Research produced with a much wider scope that breaks traditional disciplinary boundaries, perhaps completed in few years rather than a decade… So this is digital humanities. It has huge implications for academia, as it redefines humanist scholarship, which calls for a re-evaluation of not just the importance of the humanities, but also the system of awards in academia in how scholars are promoted and funded. After all, most funding agencies, in whatever form, seem to fund research that provides quick results. Moreover, it seems that digital humanities can help solve the crisis that has plagued both the humanities and pure sciences in academia.
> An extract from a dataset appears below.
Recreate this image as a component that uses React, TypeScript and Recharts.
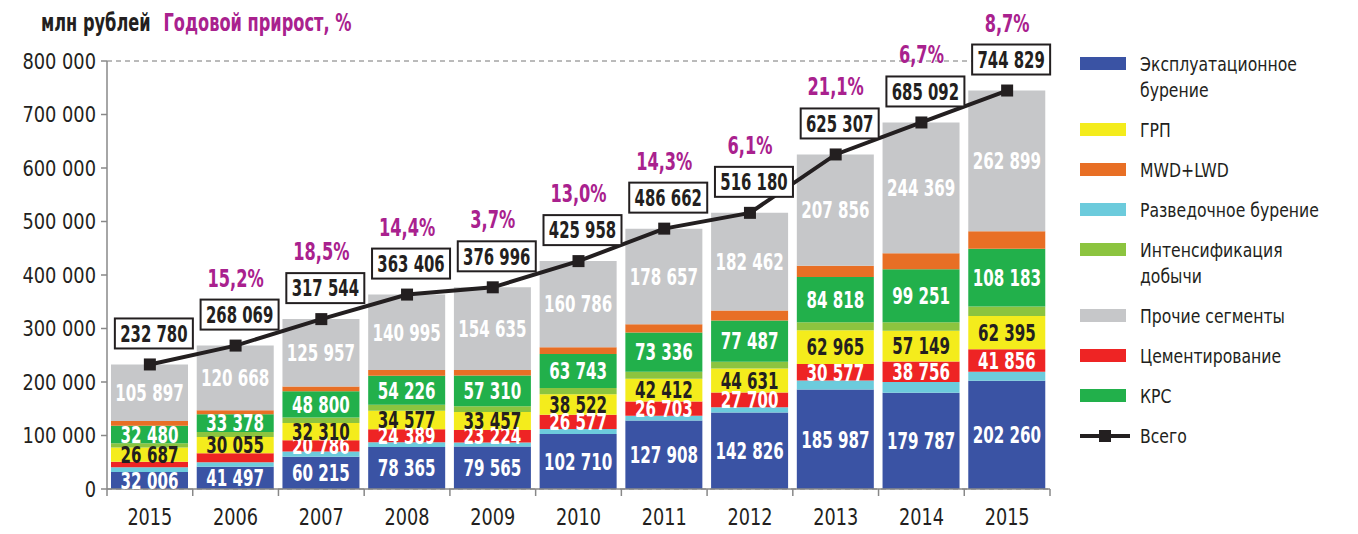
import {
    ComposedChart,
    Bar,
    Line,
    XAxis,
    YAxis,
    CartesianGrid,
    LabelList,
} from "recharts";

const years = ["2015", "2006", "2007", "2008", "2009", "2010", "2011", "2012", "2013", "2014", "2015"];

// млн рублей по сегментам
const production = [32006, 41497, 60215, 78365, 79565, 102710, 127908, 142826, 185987, 179787, 202260];
const exploration = [8500, 8500, 10000, 9000, 7500, 9300, 9000, 10000, 17000, 20000, 17000];
const cementing = [10500, 17000, 20786, 24389, 23224, 26577, 26703, 27700, 30577, 38756, 41856];
const fracturing = [26687, 30055, 32310, 34577, 33457, 38522, 42412, 44631, 62965, 57149, 62395];
const stimulation = [8000, 9500, 10500, 11000, 11000, 11500, 13000, 12500, 15000, 16000, 17500];
const workover = [32480, 33378, 48800, 54226, 57310, 63743, 73336, 77487, 84818, 99251, 108183];
const mwdLwd = [8710, 7471, 8976, 10854, 10305, 12820, 15646, 18574, 21104, 29780, 32736];
const other = [105897, 120668, 125957, 140995, 154635, 160786, 178657, 182462, 207856, 244369, 262899];
const totals = [232780, 268069, 317544, 363406, 376996, 425958, 486662, 516180, 625307, 685092, 744829];
const growth = [null, 15.2, 18.5, 14.4, 3.7, 13.0, 14.3, 6.1, 21.1, 6.7, 8.7];

const yTicks = [0, 100000, 200000, 300000, 400000, 500000, 600000, 700000, 800000];

const FONT = '"DejaVu Sans Condensed", "DejaVu Sans", sans-serif';
const PURPLE = "#a9218e";
const INK = "#231f20";

const COLORS = {
    production: "#3a53a4",
    exploration: "#6ccbdc",
    cementing: "#ee2424",
    fracturing: "#f4ec1c",
    stimulation: "#8cc43f",
    workover: "#22b04b",
    mwdLwd: "#e86f25",
    other: "#c6c7c9",
};

const W = 1350;
const H = 526;
const MARGIN = { top: 53, right: 308, bottom: 15, left: 8 };
const Y_WIDTH = 91;
const BAND = (W - MARGIN.left - MARGIN.right - Y_WIDTH) / years.length;

const data = years.map((year, i) => ({
    year,
    production: production[i],
    exploration: exploration[i],
    cementing: cementing[i],
    fracturing: fracturing[i],
    stimulation: stimulation[i],
    workover: workover[i],
    mwdLwd: mwdLwd[i],
    other: other[i],
    total: totals[i],
}));

const fmt = (v: number) => String(v).replace(/\B(?=(\d{3})+(?!\d))/g, " ");
const fmtPct = (v: number) => v.toFixed(1).replace(".", ",") + "%";

// condensed text: the installed fonts are too wide, squeeze horizontally
const NText = ({ x, y, sx, children, ...rest }: any) => (
    <text transform={`translate(${x},${y}) scale(${sx},1)`} fontFamily={FONT} {...rest}>
        {children}
    </text>
);

const segLabel = (color: string, min = 0) => (p: any) => {
    const { x, y, width, height, value, index } = p;
    if (value < min) return null;
    return (
        <NText
            key={`s-${index}`}
            x={x + width / 2}
            y={y + height / 2}
            sx={0.73}
            dy="0.36em"
            textAnchor="middle"
            fill={color}
            fontSize={23}
            fontWeight="bold"
        >
            {fmt(value)}
        </NText>
    );
};

const totalLabel = (p: any) => {
    const { x, y, value, index } = p;
    const bw = 78;
    const bh = 30;
    const bx = x + 4 - bw / 2;
    const by = y - 16 - bh;
    const g = growth[index];
    return (
        <g key={`t-${index}`}>
            <rect x={bx} y={by} width={bw} height={bh} fill="#fff" stroke={INK} strokeWidth={2} />
            <NText
                x={bx + bw / 2}
                y={by + bh / 2}
                sx={0.72}
                dy="0.36em"
                textAnchor="middle"
                fill={INK}
                fontSize={23}
                fontWeight="bold"
            >
                {fmt(value)}
            </NText>
            {g != null && (
                <NText x={x} y={by - 13} sx={0.75} textAnchor="middle" fill={PURPLE} fontSize={24} fontWeight="bold">
                    {fmtPct(g)}
                </NText>
            )}
        </g>
    );
};

const SquareDot = (p: any) => (
    <rect key={`d-${p.index}`} x={p.cx - 6} y={p.cy - 6} width={12} height={12} fill={INK} />
);

const XTick = (p: any) => {
    const { x, y, payload, index } = p;
    const left = x - BAND / 2;
    const right = x + BAND / 2;
    return (
        <g>
            <line x1={left} x2={left} y1={y - 12} y2={y - 5} stroke="#888" strokeWidth={1.5} />
            {index === years.length - 1 && (
                <line x1={right} x2={right} y1={y - 12} y2={y - 5} stroke="#888" strokeWidth={1.5} />
            )}
            <NText x={x} y={y} sx={0.855} dy={24} textAnchor="middle" fill={INK} fontSize={23}>
                {payload.value}
            </NText>
        </g>
    );
};

const YTick = (p: any) => (
    <NText x={p.x} y={p.y} sx={0.9} dy="0.36em" textAnchor="end" fill={INK} fontSize={22}>
        {fmt(p.payload.value)}
    </NText>
);

const legendItems = [
    { name: ["Эксплуатационное", "бурение"], color: COLORS.production },
    { name: ["ГРП"], color: COLORS.fracturing },
    { name: ["MWD+LWD"], color: COLORS.mwdLwd },
    { name: ["Разведочное бурение"], color: COLORS.exploration },
    { name: ["Интенсификация", "добычи"], color: COLORS.stimulation },
    { name: ["Прочие сегменты"], color: COLORS.other },
    { name: ["Цементирование"], color: COLORS.cementing },
    { name: ["КРС"], color: COLORS.workover },
    { name: ["Всего"], color: null },
];

const ChartLegend = () => (
    <div style={{ position: "absolute", left: 1072, top: 43, fontFamily: FONT, fontSize: 20, color: INK }}>
        {legendItems.map((it) => (
            <div key={it.name.join(" ")} style={{ position: "relative", marginBottom: 14, lineHeight: "26px" }}>
                {it.color ? (
                    <div
                        style={{
                            position: "absolute",
                            left: 0,
                            top: 6,
                            width: 46,
                            height: 13,
                            background: it.color,
                        }}
                    />
                ) : (
                    <svg style={{ position: "absolute", left: 0, top: 5 }} width={50} height={16}>
                        <line x1={0} x2={50} y1={8} y2={8} stroke={INK} strokeWidth={4} />
                        <rect x={19} y={2} width={12} height={12} fill={INK} />
                    </svg>
                )}
                <div style={{ marginLeft: 60, transform: "scaleX(0.87)", transformOrigin: "left", whiteSpace: "nowrap" }}>
                    {it.name.map((l) => (
                        <div key={l}>{l}</div>
                    ))}
                </div>
            </div>
        ))}
    </div>
);

const App = () => {
    return (
        <div style={{ position: "relative", width: W, height: H, fontFamily: FONT }}>
            <div
                style={{
                    position: "absolute",
                    left: 33,
                    top: 0,
                    fontSize: 25,
                    lineHeight: "30px",
                    fontWeight: "bold",
                    whiteSpace: "nowrap",
                    transform: "scaleX(0.72)",
                    transformOrigin: "left",
                }}
            >
                <span style={{ color: INK }}>млн рублей</span>
                <span style={{ color: PURPLE, marginLeft: 18 }}>Годовой прирост, %</span>
            </div>
            <ComposedChart width={W} height={H} data={data} margin={MARGIN}>
                <CartesianGrid vertical={false} stroke="#777" strokeDasharray="5 4" />
                <XAxis
                    dataKey="year"
                    height={30}
                    tickSize={8}
                    tickMargin={4}
                    tickLine={false}
                    axisLine={{ stroke: "#888", strokeWidth: 1.5 }}
                    tick={<XTick />}
                    interval={0}
                />
                <YAxis
                    yAxisId="l"
                    width={Y_WIDTH}
                    domain={[0, 800000]}
                    ticks={yTicks}
                    tickSize={6}
                    tickMargin={5}
                    axisLine={{ stroke: "#888", strokeWidth: 1.5 }}
                    tickLine={{ stroke: "#888", strokeWidth: 1.5 }}
                    tick={<YTick />}
                />
                <YAxis
                    yAxisId="r"
                    orientation="right"
                    width={0}
                    domain={[0, 800000]}
                    tick={false}
                    tickLine={false}
                    axisLine={{ stroke: "#888", strokeWidth: 1.5 }}
                />
                <Bar yAxisId="l" dataKey="production" stackId="a" barSize={77} fill={COLORS.production} isAnimationActive={false}>
                    <LabelList dataKey="production" content={segLabel("#fff")} />
                </Bar>
                <Bar yAxisId="l" dataKey="exploration" stackId="a" barSize={77} fill={COLORS.exploration} isAnimationActive={false} />
                <Bar yAxisId="l" dataKey="cementing" stackId="a" barSize={77} fill={COLORS.cementing} isAnimationActive={false}>
                    <LabelList dataKey="cementing" content={segLabel("#fff", 20000)} />
                </Bar>
                <Bar yAxisId="l" dataKey="fracturing" stackId="a" barSize={77} fill={COLORS.fracturing} isAnimationActive={false}>
                    <LabelList dataKey="fracturing" content={segLabel(INK)} />
                </Bar>
                <Bar yAxisId="l" dataKey="stimulation" stackId="a" barSize={77} fill={COLORS.stimulation} isAnimationActive={false} />
                <Bar yAxisId="l" dataKey="workover" stackId="a" barSize={77} fill={COLORS.workover} isAnimationActive={false}>
                    <LabelList dataKey="workover" content={segLabel("#fff")} />
                </Bar>
                <Bar yAxisId="l" dataKey="mwdLwd" stackId="a" barSize={77} fill={COLORS.mwdLwd} isAnimationActive={false} />
                <Bar yAxisId="l" dataKey="other" stackId="a" barSize={77} fill={COLORS.other} isAnimationActive={false}>
                    <LabelList dataKey="other" content={segLabel("#fff")} />
                </Bar>
                <Line
                    yAxisId="l"
                    dataKey="total"
                    type="linear"
                    stroke={INK}
                    strokeWidth={4}
                    dot={SquareDot}
                    activeDot={false}
                    isAnimationActive={false}
                >
                    <LabelList dataKey="total" content={totalLabel} />
                </Line>
            </ComposedChart>
            <ChartLegend />
        </div>
    );
};

export default App;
While I attended Cal State Fullerton, the California State University system suffered draconian budget cuts, forcing faculty to take furloughs, paycuts, while departments had to slash course offerings and suspend hiring, thus forcing students to prolong their stay unless they chose to drop out after even required courses disappeared from registration catalogs. At Cal State Fullerton, the Modern Language Department suspended all but a handful of programs, while other departments cancelled many classes. Suffice it to say that we experienced a metaphorical drought in morale, and the humanities and pure sciences were hit the worst. Now, a few years later, it’s not as bad, but the many in the Cal State system and CSU Fullerton administrators continue to regard the humanities as “esoteric,” less-worthy of funding, and supporting present-est research and preferring STEM to reign. I’m hopeful that digital humanities will reshape this discourse about humanities and show that they are just as worthy of funding and research attention.

After all, digital humanities provides new forms of scholarly communication (I know, I’m stating the obvious). But if it likens to the methodologies of disciplines that our culture deems “more important,” as we see with computational analysis such as topic modeling, maybe the digital will bring a more positive view of humanities.